++++ Materials provided ++++

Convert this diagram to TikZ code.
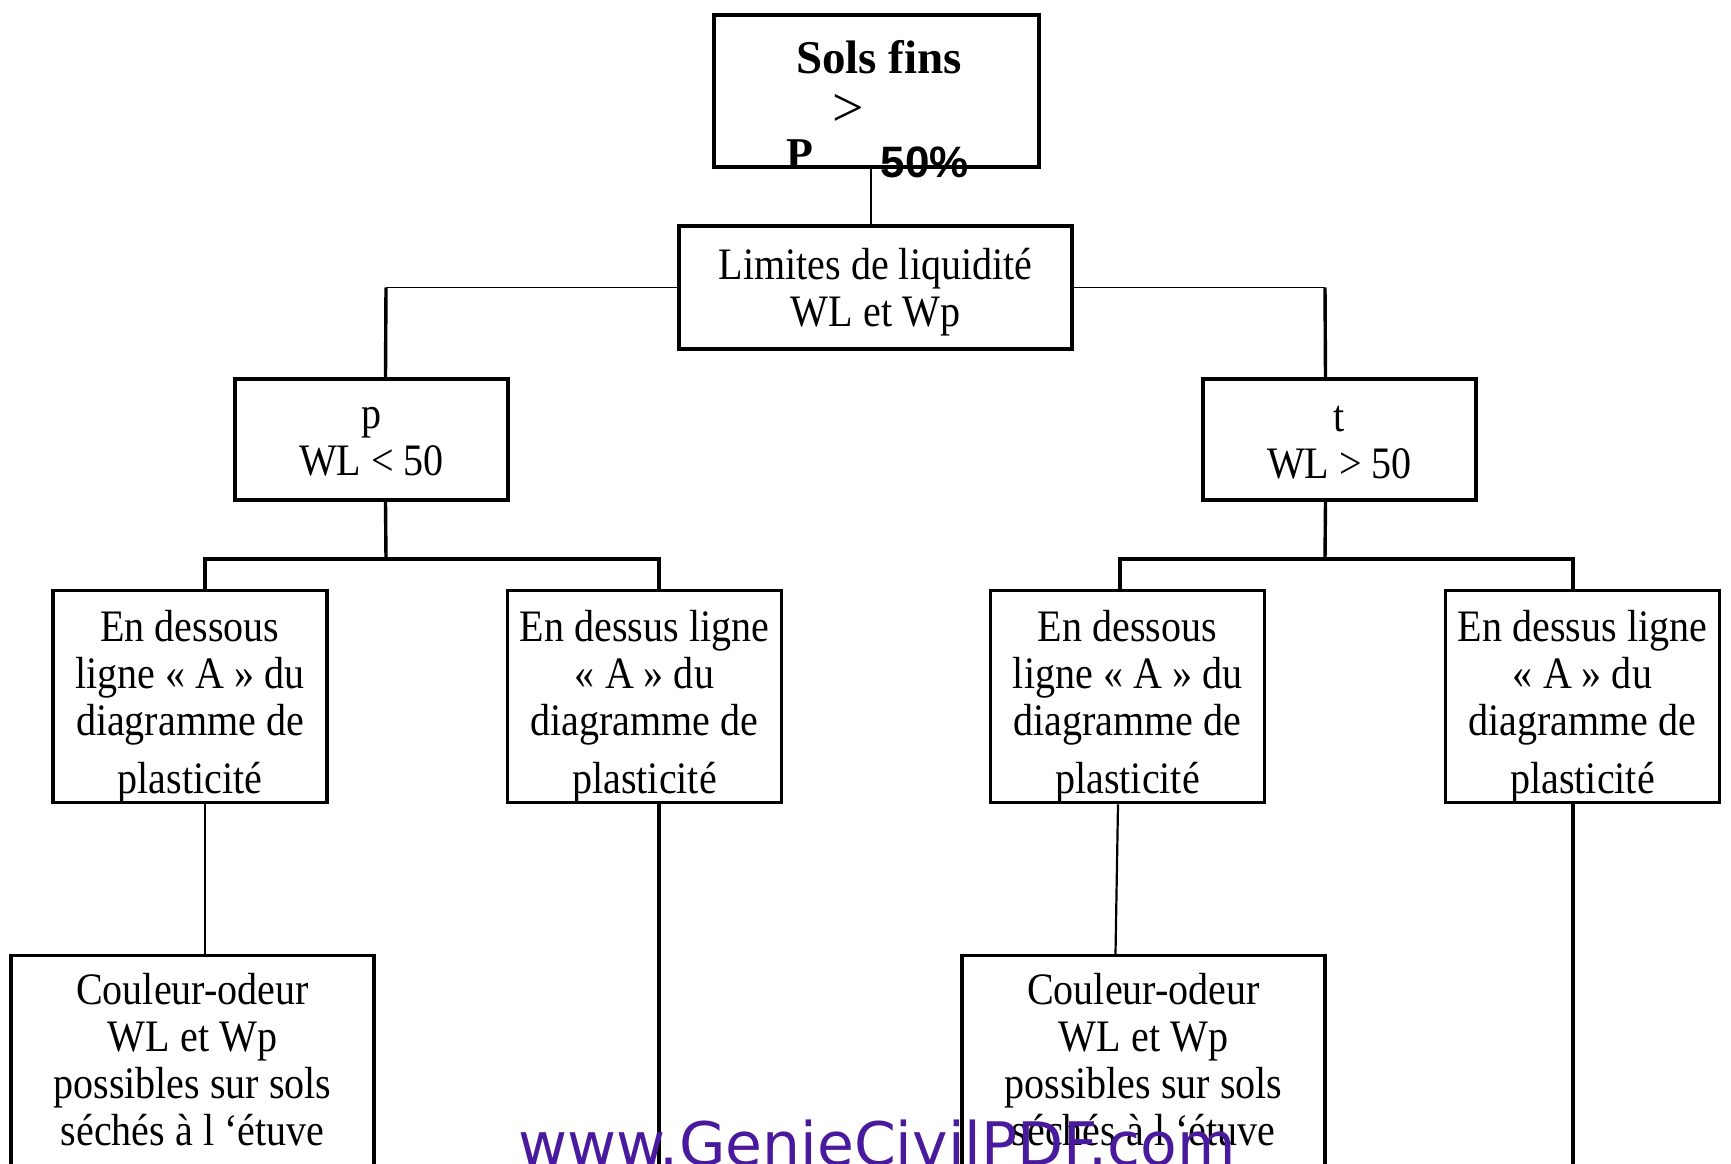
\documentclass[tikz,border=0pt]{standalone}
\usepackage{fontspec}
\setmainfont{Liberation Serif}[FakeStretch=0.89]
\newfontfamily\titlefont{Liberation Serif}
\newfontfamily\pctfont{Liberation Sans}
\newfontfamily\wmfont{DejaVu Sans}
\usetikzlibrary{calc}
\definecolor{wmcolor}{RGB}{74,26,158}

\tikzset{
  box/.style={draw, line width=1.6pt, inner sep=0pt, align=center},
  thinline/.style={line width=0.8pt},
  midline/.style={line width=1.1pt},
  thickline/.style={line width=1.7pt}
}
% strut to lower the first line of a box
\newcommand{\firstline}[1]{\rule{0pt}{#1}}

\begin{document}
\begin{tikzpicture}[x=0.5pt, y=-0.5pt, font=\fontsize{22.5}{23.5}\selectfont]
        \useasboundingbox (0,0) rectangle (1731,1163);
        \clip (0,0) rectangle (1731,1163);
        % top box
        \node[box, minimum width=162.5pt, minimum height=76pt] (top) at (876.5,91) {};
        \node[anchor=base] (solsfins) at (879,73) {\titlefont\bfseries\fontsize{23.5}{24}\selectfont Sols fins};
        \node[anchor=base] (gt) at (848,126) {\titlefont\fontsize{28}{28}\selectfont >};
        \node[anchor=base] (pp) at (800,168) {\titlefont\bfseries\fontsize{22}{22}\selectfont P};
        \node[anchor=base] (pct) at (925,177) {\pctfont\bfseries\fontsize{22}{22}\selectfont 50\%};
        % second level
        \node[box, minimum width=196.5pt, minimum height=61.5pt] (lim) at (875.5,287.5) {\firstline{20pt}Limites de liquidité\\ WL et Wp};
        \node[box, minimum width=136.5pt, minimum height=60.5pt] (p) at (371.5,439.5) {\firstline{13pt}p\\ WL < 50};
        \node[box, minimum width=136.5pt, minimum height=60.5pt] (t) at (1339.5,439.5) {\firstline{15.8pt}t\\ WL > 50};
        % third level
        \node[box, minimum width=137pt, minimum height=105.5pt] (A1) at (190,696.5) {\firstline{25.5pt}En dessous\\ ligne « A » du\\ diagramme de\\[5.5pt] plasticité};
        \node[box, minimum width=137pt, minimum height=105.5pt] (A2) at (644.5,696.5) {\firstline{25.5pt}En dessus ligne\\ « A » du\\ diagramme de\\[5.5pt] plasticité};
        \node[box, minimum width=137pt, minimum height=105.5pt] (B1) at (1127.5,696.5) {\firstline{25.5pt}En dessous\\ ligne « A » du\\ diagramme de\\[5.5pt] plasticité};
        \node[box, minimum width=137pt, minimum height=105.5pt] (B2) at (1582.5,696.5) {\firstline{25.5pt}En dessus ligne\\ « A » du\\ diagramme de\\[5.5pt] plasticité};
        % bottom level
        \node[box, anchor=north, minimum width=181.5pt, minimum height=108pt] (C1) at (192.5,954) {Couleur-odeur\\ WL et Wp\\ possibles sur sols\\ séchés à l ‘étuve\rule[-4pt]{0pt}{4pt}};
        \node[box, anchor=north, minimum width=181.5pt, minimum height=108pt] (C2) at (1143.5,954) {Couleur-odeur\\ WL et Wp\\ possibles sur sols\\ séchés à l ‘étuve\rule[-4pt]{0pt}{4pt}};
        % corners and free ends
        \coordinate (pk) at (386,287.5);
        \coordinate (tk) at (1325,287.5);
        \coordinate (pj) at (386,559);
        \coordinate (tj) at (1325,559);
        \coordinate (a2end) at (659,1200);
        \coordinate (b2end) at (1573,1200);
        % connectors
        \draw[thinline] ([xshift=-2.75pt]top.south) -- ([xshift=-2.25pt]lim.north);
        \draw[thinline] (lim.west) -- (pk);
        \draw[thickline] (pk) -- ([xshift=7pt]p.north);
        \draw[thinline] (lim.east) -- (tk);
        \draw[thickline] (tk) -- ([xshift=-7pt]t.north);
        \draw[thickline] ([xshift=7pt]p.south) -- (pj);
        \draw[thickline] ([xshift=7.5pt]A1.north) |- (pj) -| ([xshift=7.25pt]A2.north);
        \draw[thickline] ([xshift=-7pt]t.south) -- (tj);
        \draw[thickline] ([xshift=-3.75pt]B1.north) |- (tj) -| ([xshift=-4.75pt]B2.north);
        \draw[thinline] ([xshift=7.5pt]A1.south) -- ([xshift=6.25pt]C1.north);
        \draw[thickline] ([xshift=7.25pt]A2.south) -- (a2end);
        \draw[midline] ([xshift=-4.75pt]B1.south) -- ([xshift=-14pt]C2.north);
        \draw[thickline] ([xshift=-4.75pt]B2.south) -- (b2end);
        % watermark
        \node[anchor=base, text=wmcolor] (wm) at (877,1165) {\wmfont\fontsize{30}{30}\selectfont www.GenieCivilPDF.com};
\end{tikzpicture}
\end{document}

++++
++++ Materials provided ++++

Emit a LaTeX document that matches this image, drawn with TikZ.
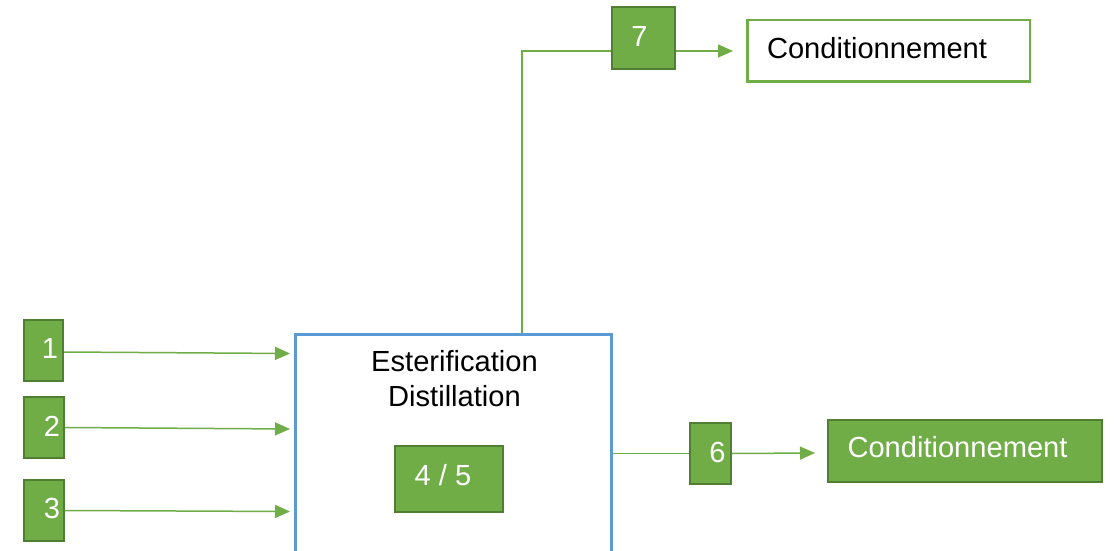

++++

| Exercise requirements |
Scan the entries above. Copy each line that has the string "this".

| Written solution |
Convert this diagram to TikZ code.
Emit a LaTeX document that matches this image, drawn with TikZ.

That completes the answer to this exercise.